* WRITTEN REQUEST
Your task is to print exactly the lines from the line that contains "Clone this chart in matplotlib." through the line that contains "offset = 0.155", with pictures left out.

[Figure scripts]
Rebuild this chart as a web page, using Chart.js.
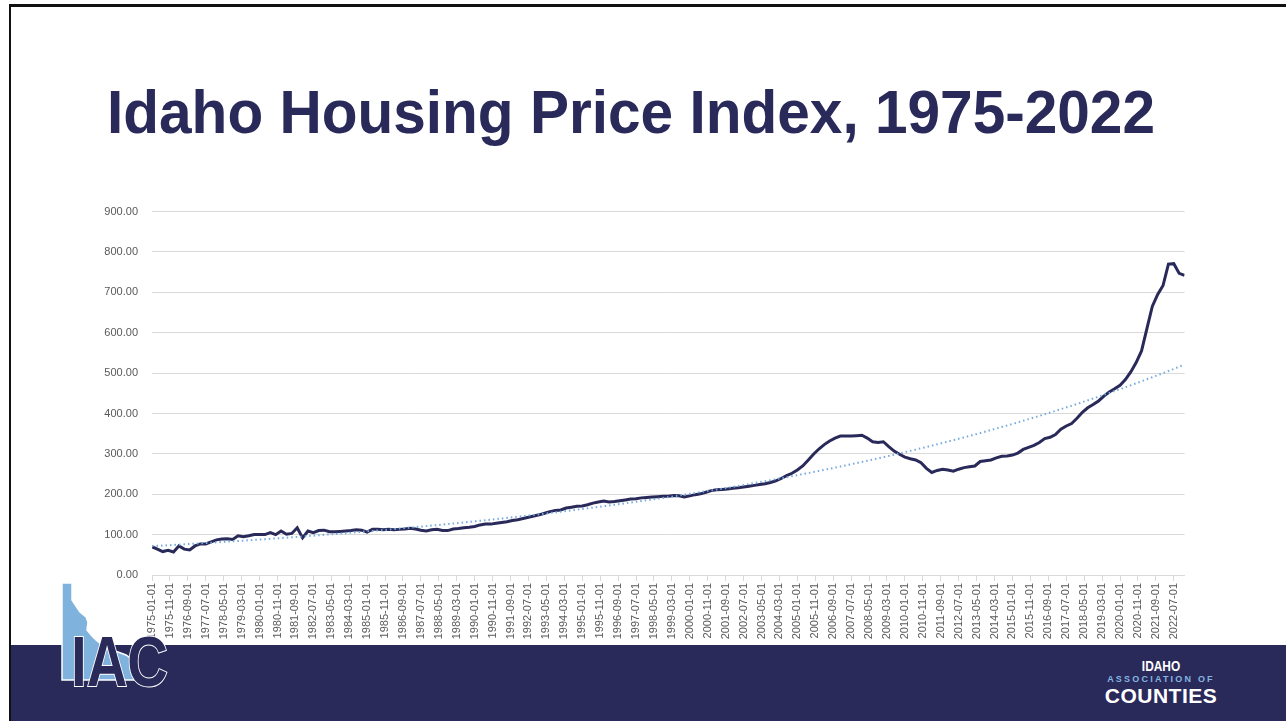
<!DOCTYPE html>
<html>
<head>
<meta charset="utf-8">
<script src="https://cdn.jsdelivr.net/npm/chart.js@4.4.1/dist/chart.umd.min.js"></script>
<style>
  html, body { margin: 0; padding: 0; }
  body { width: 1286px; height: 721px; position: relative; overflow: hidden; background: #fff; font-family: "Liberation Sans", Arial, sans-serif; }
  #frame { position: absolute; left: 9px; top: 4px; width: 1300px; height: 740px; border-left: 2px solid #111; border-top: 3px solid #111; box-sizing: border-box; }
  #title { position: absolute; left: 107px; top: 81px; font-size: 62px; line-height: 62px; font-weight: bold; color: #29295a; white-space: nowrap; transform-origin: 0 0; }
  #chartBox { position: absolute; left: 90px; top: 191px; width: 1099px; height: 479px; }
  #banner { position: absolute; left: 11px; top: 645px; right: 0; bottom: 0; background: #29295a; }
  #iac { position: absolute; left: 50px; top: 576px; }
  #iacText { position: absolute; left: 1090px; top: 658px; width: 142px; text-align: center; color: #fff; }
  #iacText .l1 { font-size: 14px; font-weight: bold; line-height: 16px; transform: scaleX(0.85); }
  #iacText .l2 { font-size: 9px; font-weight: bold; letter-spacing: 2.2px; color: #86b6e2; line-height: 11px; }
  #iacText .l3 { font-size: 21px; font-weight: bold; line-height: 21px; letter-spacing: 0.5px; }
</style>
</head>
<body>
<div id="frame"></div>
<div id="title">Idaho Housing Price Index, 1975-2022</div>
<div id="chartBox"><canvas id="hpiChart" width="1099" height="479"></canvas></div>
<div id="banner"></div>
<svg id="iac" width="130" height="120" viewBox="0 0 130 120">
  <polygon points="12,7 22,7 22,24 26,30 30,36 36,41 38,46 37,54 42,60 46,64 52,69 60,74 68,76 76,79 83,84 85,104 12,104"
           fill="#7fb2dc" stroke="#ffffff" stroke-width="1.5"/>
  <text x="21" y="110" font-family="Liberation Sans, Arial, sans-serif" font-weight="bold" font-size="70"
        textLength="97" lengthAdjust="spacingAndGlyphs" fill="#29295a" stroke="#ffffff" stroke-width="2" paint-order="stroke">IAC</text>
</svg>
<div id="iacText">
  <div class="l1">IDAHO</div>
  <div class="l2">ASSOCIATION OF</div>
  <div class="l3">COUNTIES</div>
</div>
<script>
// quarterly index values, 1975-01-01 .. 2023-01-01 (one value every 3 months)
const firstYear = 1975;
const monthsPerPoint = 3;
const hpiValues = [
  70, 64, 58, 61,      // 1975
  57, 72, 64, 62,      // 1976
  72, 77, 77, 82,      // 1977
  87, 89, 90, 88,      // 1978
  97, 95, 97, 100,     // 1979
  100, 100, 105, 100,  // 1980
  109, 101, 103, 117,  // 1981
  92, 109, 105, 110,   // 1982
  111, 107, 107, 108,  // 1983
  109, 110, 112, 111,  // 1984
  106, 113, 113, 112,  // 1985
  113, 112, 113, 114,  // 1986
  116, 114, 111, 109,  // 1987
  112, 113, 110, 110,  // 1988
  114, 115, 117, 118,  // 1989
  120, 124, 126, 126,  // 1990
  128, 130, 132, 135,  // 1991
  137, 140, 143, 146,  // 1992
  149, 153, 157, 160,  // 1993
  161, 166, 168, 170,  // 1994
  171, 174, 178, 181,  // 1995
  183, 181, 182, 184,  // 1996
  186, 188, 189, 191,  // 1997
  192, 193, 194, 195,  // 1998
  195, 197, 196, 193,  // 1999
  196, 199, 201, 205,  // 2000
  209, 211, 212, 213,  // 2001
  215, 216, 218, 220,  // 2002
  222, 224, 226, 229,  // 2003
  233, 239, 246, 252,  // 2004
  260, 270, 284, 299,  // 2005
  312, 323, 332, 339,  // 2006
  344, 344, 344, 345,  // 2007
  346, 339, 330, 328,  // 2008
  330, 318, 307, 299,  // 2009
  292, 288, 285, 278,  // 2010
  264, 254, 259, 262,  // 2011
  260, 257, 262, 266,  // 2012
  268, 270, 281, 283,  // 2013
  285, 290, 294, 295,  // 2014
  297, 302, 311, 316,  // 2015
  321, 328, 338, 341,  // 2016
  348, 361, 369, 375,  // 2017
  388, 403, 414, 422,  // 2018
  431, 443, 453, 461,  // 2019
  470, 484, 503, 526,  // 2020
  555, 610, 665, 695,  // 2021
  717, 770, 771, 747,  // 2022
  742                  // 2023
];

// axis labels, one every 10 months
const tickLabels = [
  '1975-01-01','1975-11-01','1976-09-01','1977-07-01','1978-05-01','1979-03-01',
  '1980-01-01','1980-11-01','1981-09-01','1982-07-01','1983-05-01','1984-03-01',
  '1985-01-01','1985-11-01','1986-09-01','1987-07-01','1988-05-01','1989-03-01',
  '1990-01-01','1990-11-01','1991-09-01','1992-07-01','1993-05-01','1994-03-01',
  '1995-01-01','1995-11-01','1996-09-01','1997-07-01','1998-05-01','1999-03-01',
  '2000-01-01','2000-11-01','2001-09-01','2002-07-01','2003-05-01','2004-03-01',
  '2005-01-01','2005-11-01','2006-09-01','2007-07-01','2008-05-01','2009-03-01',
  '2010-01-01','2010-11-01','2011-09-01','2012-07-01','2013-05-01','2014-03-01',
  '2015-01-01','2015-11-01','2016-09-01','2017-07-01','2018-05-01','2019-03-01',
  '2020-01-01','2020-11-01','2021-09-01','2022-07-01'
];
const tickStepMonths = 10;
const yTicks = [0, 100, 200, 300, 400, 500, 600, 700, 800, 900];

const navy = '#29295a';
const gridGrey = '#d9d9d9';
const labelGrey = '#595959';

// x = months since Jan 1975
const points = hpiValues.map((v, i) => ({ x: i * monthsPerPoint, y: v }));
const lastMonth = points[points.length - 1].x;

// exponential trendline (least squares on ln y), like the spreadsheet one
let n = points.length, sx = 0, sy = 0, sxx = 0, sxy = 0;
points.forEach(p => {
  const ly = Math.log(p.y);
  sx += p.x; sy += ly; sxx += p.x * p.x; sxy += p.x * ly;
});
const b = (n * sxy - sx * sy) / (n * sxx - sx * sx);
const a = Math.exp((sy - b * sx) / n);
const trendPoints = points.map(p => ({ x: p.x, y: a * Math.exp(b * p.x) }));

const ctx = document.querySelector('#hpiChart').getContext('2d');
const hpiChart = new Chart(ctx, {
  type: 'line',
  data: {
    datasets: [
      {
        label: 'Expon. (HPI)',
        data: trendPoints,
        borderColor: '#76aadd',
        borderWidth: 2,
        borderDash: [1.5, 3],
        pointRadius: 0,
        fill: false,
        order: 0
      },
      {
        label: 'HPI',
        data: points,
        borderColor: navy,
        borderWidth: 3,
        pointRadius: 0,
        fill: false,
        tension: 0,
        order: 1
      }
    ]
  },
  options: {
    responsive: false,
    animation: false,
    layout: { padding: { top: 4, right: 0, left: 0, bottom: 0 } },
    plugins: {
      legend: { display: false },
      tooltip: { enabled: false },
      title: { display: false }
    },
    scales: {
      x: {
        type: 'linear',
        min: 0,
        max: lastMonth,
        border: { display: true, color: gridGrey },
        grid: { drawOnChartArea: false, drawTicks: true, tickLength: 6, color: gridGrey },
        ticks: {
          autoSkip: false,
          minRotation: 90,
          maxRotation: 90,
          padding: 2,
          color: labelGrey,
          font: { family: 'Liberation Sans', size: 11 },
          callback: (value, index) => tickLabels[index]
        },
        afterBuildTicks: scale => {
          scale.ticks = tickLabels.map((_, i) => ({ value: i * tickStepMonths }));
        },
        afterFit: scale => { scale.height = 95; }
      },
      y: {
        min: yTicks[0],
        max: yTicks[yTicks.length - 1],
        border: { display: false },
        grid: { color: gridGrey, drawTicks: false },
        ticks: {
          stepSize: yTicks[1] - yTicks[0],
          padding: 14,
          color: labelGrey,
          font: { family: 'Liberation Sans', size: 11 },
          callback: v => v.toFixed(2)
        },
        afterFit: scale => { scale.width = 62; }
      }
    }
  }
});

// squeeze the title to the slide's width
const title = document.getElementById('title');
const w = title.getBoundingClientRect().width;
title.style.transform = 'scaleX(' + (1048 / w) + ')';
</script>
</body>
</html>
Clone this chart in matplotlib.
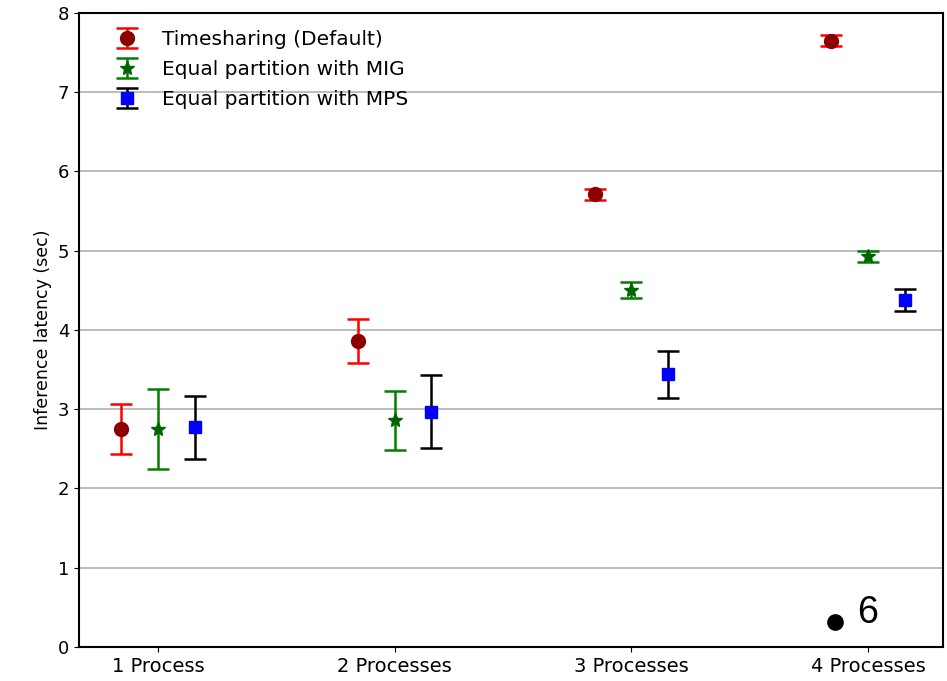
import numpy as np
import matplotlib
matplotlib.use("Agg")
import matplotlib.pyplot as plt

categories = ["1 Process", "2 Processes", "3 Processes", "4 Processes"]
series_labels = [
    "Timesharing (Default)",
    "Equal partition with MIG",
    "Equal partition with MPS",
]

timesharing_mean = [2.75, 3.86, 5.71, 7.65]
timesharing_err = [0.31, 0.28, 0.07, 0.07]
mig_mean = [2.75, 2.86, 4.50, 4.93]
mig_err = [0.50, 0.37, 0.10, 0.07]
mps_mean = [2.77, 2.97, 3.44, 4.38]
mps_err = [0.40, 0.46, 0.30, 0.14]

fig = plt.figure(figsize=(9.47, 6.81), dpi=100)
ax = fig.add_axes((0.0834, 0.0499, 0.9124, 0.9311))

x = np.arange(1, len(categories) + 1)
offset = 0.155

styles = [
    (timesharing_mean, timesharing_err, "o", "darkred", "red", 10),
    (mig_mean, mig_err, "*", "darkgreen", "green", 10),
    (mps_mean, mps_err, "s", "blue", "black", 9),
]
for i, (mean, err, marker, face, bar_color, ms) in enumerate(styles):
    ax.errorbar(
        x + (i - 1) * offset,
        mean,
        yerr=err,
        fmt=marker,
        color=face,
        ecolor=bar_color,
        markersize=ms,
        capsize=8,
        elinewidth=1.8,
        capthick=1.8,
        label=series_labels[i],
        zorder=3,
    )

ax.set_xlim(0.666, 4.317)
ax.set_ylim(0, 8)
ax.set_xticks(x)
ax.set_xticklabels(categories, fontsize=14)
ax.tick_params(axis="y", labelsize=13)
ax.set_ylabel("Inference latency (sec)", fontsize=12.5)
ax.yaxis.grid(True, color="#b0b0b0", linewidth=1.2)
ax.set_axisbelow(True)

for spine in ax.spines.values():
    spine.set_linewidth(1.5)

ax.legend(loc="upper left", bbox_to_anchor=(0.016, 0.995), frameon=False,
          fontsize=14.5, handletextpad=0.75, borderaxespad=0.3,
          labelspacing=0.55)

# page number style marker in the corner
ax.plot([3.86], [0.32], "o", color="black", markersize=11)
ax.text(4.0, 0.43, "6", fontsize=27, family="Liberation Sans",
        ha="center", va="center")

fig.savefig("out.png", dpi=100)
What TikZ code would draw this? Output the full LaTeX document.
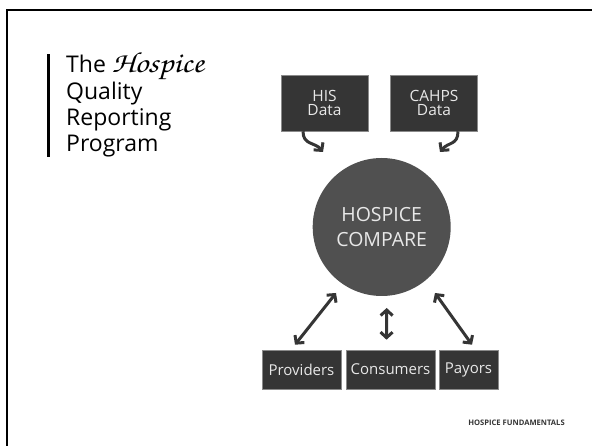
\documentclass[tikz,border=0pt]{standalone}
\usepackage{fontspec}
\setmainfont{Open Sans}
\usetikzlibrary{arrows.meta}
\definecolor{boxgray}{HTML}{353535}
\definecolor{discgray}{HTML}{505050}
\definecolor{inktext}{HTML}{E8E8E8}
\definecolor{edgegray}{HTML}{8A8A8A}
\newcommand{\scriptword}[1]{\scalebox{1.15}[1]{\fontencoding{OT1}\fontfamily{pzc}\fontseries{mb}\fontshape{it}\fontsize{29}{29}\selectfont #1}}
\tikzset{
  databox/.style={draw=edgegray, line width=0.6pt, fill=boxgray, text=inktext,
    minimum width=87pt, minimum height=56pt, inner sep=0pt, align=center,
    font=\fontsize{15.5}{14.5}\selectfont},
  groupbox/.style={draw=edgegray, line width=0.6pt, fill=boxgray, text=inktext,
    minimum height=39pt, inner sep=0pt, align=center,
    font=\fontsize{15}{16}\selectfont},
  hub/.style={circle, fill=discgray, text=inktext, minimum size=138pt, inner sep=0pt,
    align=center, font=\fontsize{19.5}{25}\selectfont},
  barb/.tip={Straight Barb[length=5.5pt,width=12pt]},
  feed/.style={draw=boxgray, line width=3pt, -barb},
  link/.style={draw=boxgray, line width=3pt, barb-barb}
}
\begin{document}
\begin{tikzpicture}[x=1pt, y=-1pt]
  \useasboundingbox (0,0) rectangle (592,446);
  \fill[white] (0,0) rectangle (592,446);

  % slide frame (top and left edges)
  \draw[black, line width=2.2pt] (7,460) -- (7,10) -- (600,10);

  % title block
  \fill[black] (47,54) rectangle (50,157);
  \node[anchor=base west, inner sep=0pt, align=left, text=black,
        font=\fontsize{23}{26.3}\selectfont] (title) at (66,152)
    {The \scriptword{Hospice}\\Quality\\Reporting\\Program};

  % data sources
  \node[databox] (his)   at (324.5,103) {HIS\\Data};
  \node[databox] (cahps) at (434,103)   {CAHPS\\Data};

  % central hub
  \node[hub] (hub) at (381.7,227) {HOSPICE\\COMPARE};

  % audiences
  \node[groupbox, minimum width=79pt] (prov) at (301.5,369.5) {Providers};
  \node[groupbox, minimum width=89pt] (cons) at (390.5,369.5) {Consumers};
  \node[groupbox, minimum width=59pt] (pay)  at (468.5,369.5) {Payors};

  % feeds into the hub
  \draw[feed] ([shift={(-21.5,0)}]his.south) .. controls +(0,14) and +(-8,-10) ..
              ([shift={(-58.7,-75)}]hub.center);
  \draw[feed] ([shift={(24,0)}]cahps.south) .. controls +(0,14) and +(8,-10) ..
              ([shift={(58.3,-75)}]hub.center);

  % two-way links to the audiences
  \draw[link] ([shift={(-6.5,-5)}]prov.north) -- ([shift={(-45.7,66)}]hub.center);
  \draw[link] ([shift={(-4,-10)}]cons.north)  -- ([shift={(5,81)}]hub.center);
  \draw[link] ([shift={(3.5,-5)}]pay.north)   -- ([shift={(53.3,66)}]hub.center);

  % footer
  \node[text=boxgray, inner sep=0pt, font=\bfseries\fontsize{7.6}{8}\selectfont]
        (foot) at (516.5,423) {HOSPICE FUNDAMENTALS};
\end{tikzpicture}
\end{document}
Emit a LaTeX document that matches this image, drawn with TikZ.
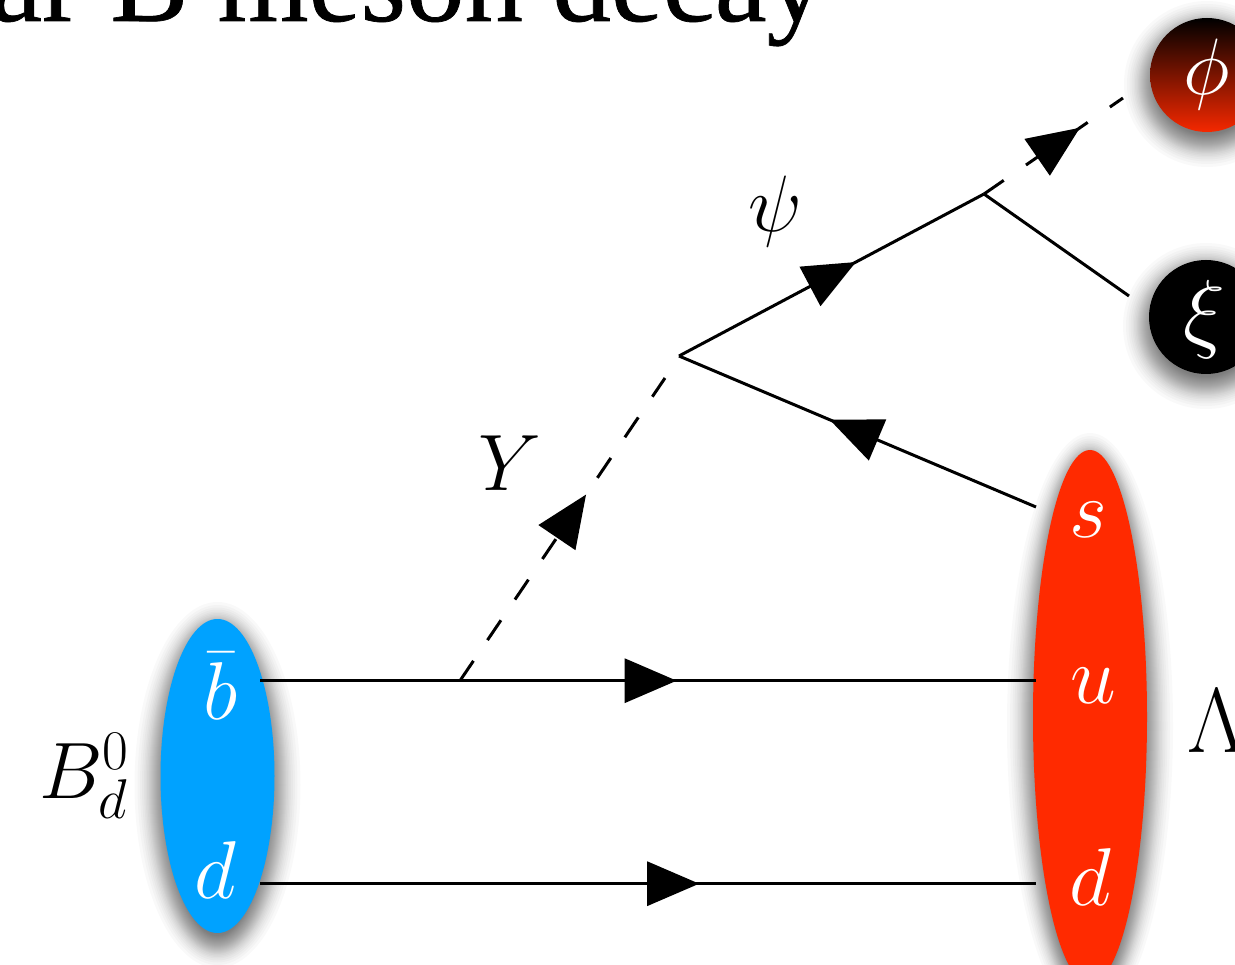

* WRITTEN SOLUTION
Clone this chart in matplotlib.
import numpy as np
import matplotlib
matplotlib.use("Agg")
import matplotlib.pyplot as plt

categories = ["1 Process", "2 Processes", "3 Processes", "4 Processes"]
series_labels = [
    "Timesharing (Default)",
    "Equal partition with MIG",
    "Equal partition with MPS",
]

timesharing_mean = [2.75, 3.86, 5.71, 7.65]
timesharing_err = [0.31, 0.28, 0.07, 0.07]
mig_mean = [2.75, 2.86, 4.50, 4.93]
mig_err = [0.50, 0.37, 0.10, 0.07]
mps_mean = [2.77, 2.97, 3.44, 4.38]
mps_err = [0.40, 0.46, 0.30, 0.14]

fig = plt.figure(figsize=(9.47, 6.81), dpi=100)
ax = fig.add_axes((0.0834, 0.0499, 0.9124, 0.9311))

x = np.arange(1, len(categories) + 1)
offset = 0.155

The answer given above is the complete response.